Serinus Prepares to Test Lukut Updip-1 Well in Brunei's Block L
Serinus Energy Inc. (Serinus, SEN or the Company), an international upstream oil and gas exploration and production company, announced Monday that the Company has drilled the Lukut Updip-1 directional well (LKU-1) in the Block L Production Sharing Agreement in Brunei to a total measured depth (MD) of 7,011 feet (2,137 meters), has set 4.5 inch casing at 6,955.3 feet (2,120 meters) after encountering high formation pressures and gas. The Company is preparing to test the well.
The LKU-1 well encountered a drilling break while drilling 6 inch hole starting at a depth of approximately 6,988 feet (2,131 meters) MD or 5,816.9 feet (1,773 meters) true vertical depth subsea (TVDss) and continuing to a depth of at 7,011 feet (2,137 meters) MD, the last 9.8 feet (3 meters) of which appears to be clean sand.
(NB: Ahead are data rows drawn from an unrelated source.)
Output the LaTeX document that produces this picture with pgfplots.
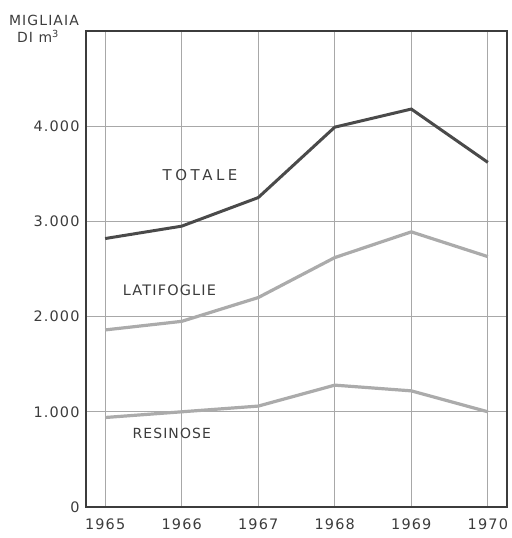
\documentclass[border=0pt]{standalone}
\usepackage{fontspec}
\setmainfont{DejaVu Sans}
\newfontfamily\widefont[LetterSpace=24]{DejaVu Sans}
\newfontfamily\midfont[LetterSpace=8]{DejaVu Sans}
\newfontfamily\tickfont[LetterSpace=8]{DejaVu Sans}
\usepackage{pgfplots}
\pgfplotsset{compat=1.18}
\definecolor{ink}{HTML}{3C3C3C}
\definecolor{dark}{HTML}{4A4A4A}
\definecolor{light}{HTML}{ABABAB}
\definecolor{gridc}{HTML}{A8A8A8}
\begin{document}
\begin{tikzpicture}[x=1bp,y=1bp]
\begin{axis}[
  at={(0,0)}, anchor=south west,
  scale only axis, width=421bp, height=476bp,
  xmin=1964.75, xmax=1970.25, ymin=0, ymax=5000,
  xtick={1965,1966,1967,1968,1969,1970},
  xticklabels={1965,1966,1967,1968,1969,1970},
  ytick={0,1000,2000,3000,4000},
  yticklabels={0,1.000,2.000,3.000,4.000},
  major tick length=0pt,
  grid=major,
  major grid style={gridc, line width=0.8bp},
  axis line style={ink, line width=1.1bp},
  tick label style={font=\fontsize{14.5}{16}\selectfont\tickfont, text=ink},
  xticklabel style={yshift=-8bp},
  yticklabel style={xshift=-3bp},
  clip=false,
]
\addplot[dark, line width=3bp] coordinates {
(1965,2820) (1966,2950) (1967,3250) (1968,3990) (1969,4180) (1970,3620)};
\addplot[light, line width=3.2bp] coordinates {
(1965,1860) (1966,1950) (1967,2200) (1968,2620) (1969,2890) (1970,2630)};
\addplot[light, line width=3.2bp] coordinates {
(1965,940) (1966,1000) (1967,1060) (1968,1280) (1969,1220) (1970,1000)};
\node[font=\fontsize{15}{17}\selectfont\widefont, text=ink] at (axis cs:1966.24,3490) {TOTALE};
\node[font=\fontsize{14.5}{17}\selectfont\midfont, text=ink] at (axis cs:1965.84,2280) {LATIFOGLIE};
\node[font=\fontsize{14}{17}\selectfont\midfont, text=ink] at (axis cs:1965.87,770) {RESINOSE};
\end{axis}
\node[font=\fontsize{14}{16}\selectfont\tickfont, text=ink] at (-42bp,487bp) {MIGLIAIA};
\node[font=\fontsize{14}{16}\selectfont\tickfont, text=ink] at (-48bp,471bp) {DI m\textsuperscript{3}};
\path (-86bp,-31bp) rectangle (424bp,507bp);
\end{tikzpicture}
\end{document}
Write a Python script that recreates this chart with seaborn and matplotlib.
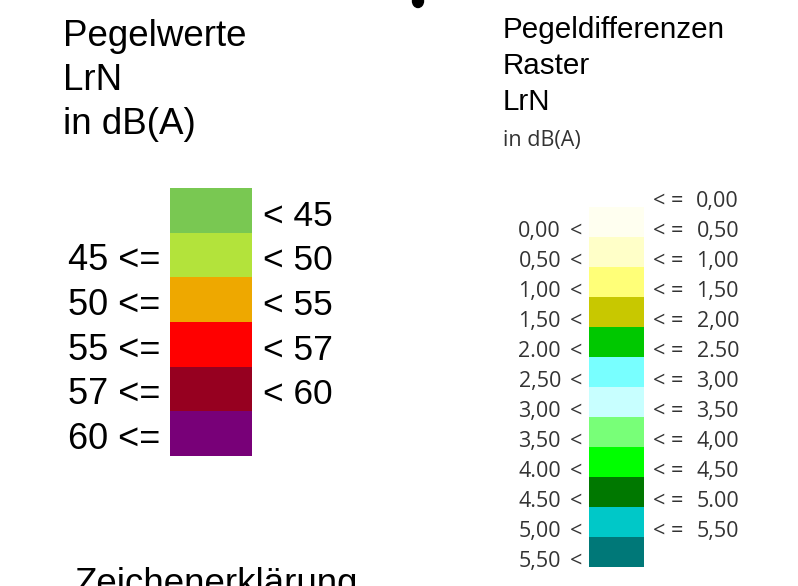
import numpy as np
import matplotlib
matplotlib.use("Agg")
import matplotlib.pyplot as plt
from matplotlib.colors import ListedColormap
from matplotlib.patches import Ellipse
from matplotlib.transforms import blended_transform_factory
import seaborn as sns

# ---------------- data ----------------
left_titles = ["Pegelwerte", "LrN", "in dB(A)"]
left_colors = ["#79C852", "#B3E33B", "#EEA800", "#FF0000", "#960020", "#780078"]
left_lower = ["", "45 <=", "50 <=", "55 <=", "57 <=", "60 <="]
left_upper = ["< 45", "< 50", "< 55", "< 57", "< 60", ""]

right_titles = ["Pegeldifferenzen", "Raster", "LrN"]
right_unit = "in dB(A)"
right_colors = ["#FFFFF0", "#FFFFC8", "#FFFF78", "#C8C800", "#00C800", "#78FFFF",
                "#C8FFFF", "#78FF78", "#00FF00", "#007800", "#00C8C8", "#007878"]
right_lower = ["0,00", "0,50", "1,00", "1,50", "2.00", "2,50",
               "3,00", "3,50", "4.00", "4.50", "5,00", "5,50"]
right_upper = ["0,00", "0,50", "1,00", "1,50", "2,00", "2.50",
               "3,00", "3,50", "4,00", "4,50", "5.00", "5,50"]
bottom_title = "Zeichenerklärung"

# ---------------- figure ----------------
sns.set_theme(style="white")
plt.rcParams["font.family"] = ["Liberation Sans", "DejaVu Sans"]

W, H = 798, 586
fig = plt.figure(figsize=(W / 100, H / 100), dpi=100)
fig.patch.set_facecolor("white")

# full-figure pixel axes for free text
ax0 = fig.add_axes([0, 0, 1, 1])
ax0.set_xlim(0, W)
ax0.set_ylim(H, 0)
ax0.axis("off")


def px_axes(l, t, w, h):
    return fig.add_axes([l / W, 1 - (t + h) / H, w / W, h / H])


# ----- left legend -----
for i, t in enumerate(left_titles):
    ax0.text(63, 46 + i * 44, t, fontsize=26.5, color="black", va="baseline", ha="left")

axL = px_axes(170, 188, 82, 268)
sns.heatmap(np.arange(len(left_colors)).reshape(-1, 1), cmap=ListedColormap(left_colors),
            cbar=False, ax=axL, xticklabels=False, yticklabels=False, linewidths=0)
axL.axis("off")
trL = blended_transform_factory(ax0.transData, axL.transData)
for i in range(len(left_colors)):
    yb = i + 1 - 0.155
    if left_lower[i]:
        axL.text(160, yb, left_lower[i], transform=trL, fontsize=26, ha="right", va="baseline",
                 color="black", clip_on=False)
    if left_upper[i]:
        axL.text(263, yb, left_upper[i], transform=trL, fontsize=25.5, ha="left", va="baseline",
                 color="black", clip_on=False)

# ----- right legend -----
for i, t in enumerate(right_titles):
    ax0.text(503, 38 + i * 36, t, fontsize=21.3, color="black", va="baseline", ha="left")
ax0.text(503, 146, right_unit, fontsize=15.5, color="#333333", va="baseline", ha="left",
         family=["Open Sans", "DejaVu Sans"])

axR = px_axes(589, 207, 55, 360)
sns.heatmap(np.arange(len(right_colors)).reshape(-1, 1), cmap=ListedColormap(right_colors),
            cbar=False, ax=axR, xticklabels=False, yticklabels=False, linewidths=0)
axR.axis("off")
trR = blended_transform_factory(ax0.transData, axR.transData)
num_kw = dict(transform=trR, fontsize=15.5, va="baseline", color="#333333",
              family=["Open Sans", "DejaVu Sans"], clip_on=False)
for i in range(len(right_colors)):
    yb = i + 1
    axR.text(561, yb, right_lower[i], ha="right", **num_kw)
    axR.text(582, yb, "<", ha="right", **num_kw)
    if i < len(right_upper) - 1:
        axR.text(653, yb, "< =", ha="left", **num_kw)
        axR.text(739, yb, right_upper[i + 1], ha="right", **num_kw)
axR.text(653, 0, "< =", ha="left", **num_kw)
axR.text(739, 0, right_upper[0], ha="right", **num_kw)

# ----- top blob and bottom heading (cut off at edges, as in the reference) -----
ax0.add_patch(Ellipse((418, 1), 11, 13, color="black"))
ax0.text(75, 594, bottom_title, fontsize=26.5, color="black", va="baseline", ha="left")

fig.savefig("out.png", dpi=100, facecolor="white")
Pressures rose significantly and there was material gas influx which resulted in gas being flared at surface for several hours. As a result the mud weight was subsequently increased to 17.7 pounds per gallon (ppg) to control the calculated formation pressure of 5,366 pounds per square inch (psi). Due to the significantly higher than expected formation pressures and equipment limitations, the Company determined that it could no longer safely continue to drill the LKU-1 well and consequently the 4.5 inch casing was set to allow for the well testing program. The initial planned depth for the LKU-1 well was 9,708 feet (2,959 meters) MD and 7,906.8 feet (2,410 meters) TVDss.
The section of the LKU-1 well below approximately 3,608.9 feet (1,100 meters) MD has not previously been penetrated by any wells in onshore Brunei. The Company believes that the drilling break at 6,988 feet (2,131 meters) MD corresponds to the top of a turbiditic sandstone sequence (likely the Green Zone) that was a secondary target of the well. The deeper primary target of the well (the Red Zone), which the Company expected to encounter at 7,880.5 feet (2,402 meters) MD, has not been penetrated. The Red Zone is indicated on seismic to be a much thicker and more extensive turbiditic sandstone sequence than the Green Zone.
From 5,577.4 to 7,011 feet (1,700 to 2,137 meters) MD two sandstone intervals have been penetrated that are believed to be hydrocarbon-bearing based upon oil shows in cuttings, gas shows while drilling and/or resistivity profiles. The first of these is from 5,652.8 to 5,661 feet (1,723 to 1,725.5 meters) MD and the second from 6,991.4 to 7,011 feet (2,131 to 2,137 meters) MD.
In addition a general trend of increasing silt and/or sand content with depth starting at approximately 6,118.7 feet (1,865 meters) and continuing to 7,011 feet (2,137 meters) MD (a total thickness of 892.3 feet or 272 metres) was observed. The sandy/silty shale encountered over this section also appears to be hydrocarbon charged, with increasing amounts of C1 to C5 detected while drilling. Total gas readings steadily increased while drilling from a 32.8 foot (10 meter) average of 0.49 percent at 5,577.4 feet (1,700 meters) MD to a 32.8 foot (10 meter) average of 8.1 percent at 6,922.5 feet (2,110 meters) MD. Total gas readings peaked at 47 percent at 7,009.5 feet (2136.5 meters) MD within the drilling break encountered summarized above. C1 gas readings steadily increased from a 32.8 foot (10 meter) average of 3,150 parts per million (ppm) at 5,577.4 feet (1,700 meters) MD to a 32.8 foot (10 meter) average of 58,000 ppm at 6,922.5 feet (2,110 meters) MD. C1 gas readings peaked at 332,000 ppm at 7,009.5 feet (2,136.50 meters) MD. Based upon the increased pressures and associated hydrocarbon shows, the thick silty shale zone is a potential target to be tested.
While the well has been unable to completely penetrate what is believed to be the Green Zone, the presence of two good quality sand reservoirs within an interpreted deep water shale package, suggests that the geological model of turbiditic sandstone targets is correct.
The testing program is being planned to accomodate up to three tests with the first test on the sandstone interval encountered within the zone of fast drilling below 6,991.4 feet (2,131 meters) MD. Subject to the results of the first test a decision will be made on whether to extend or modify the test program.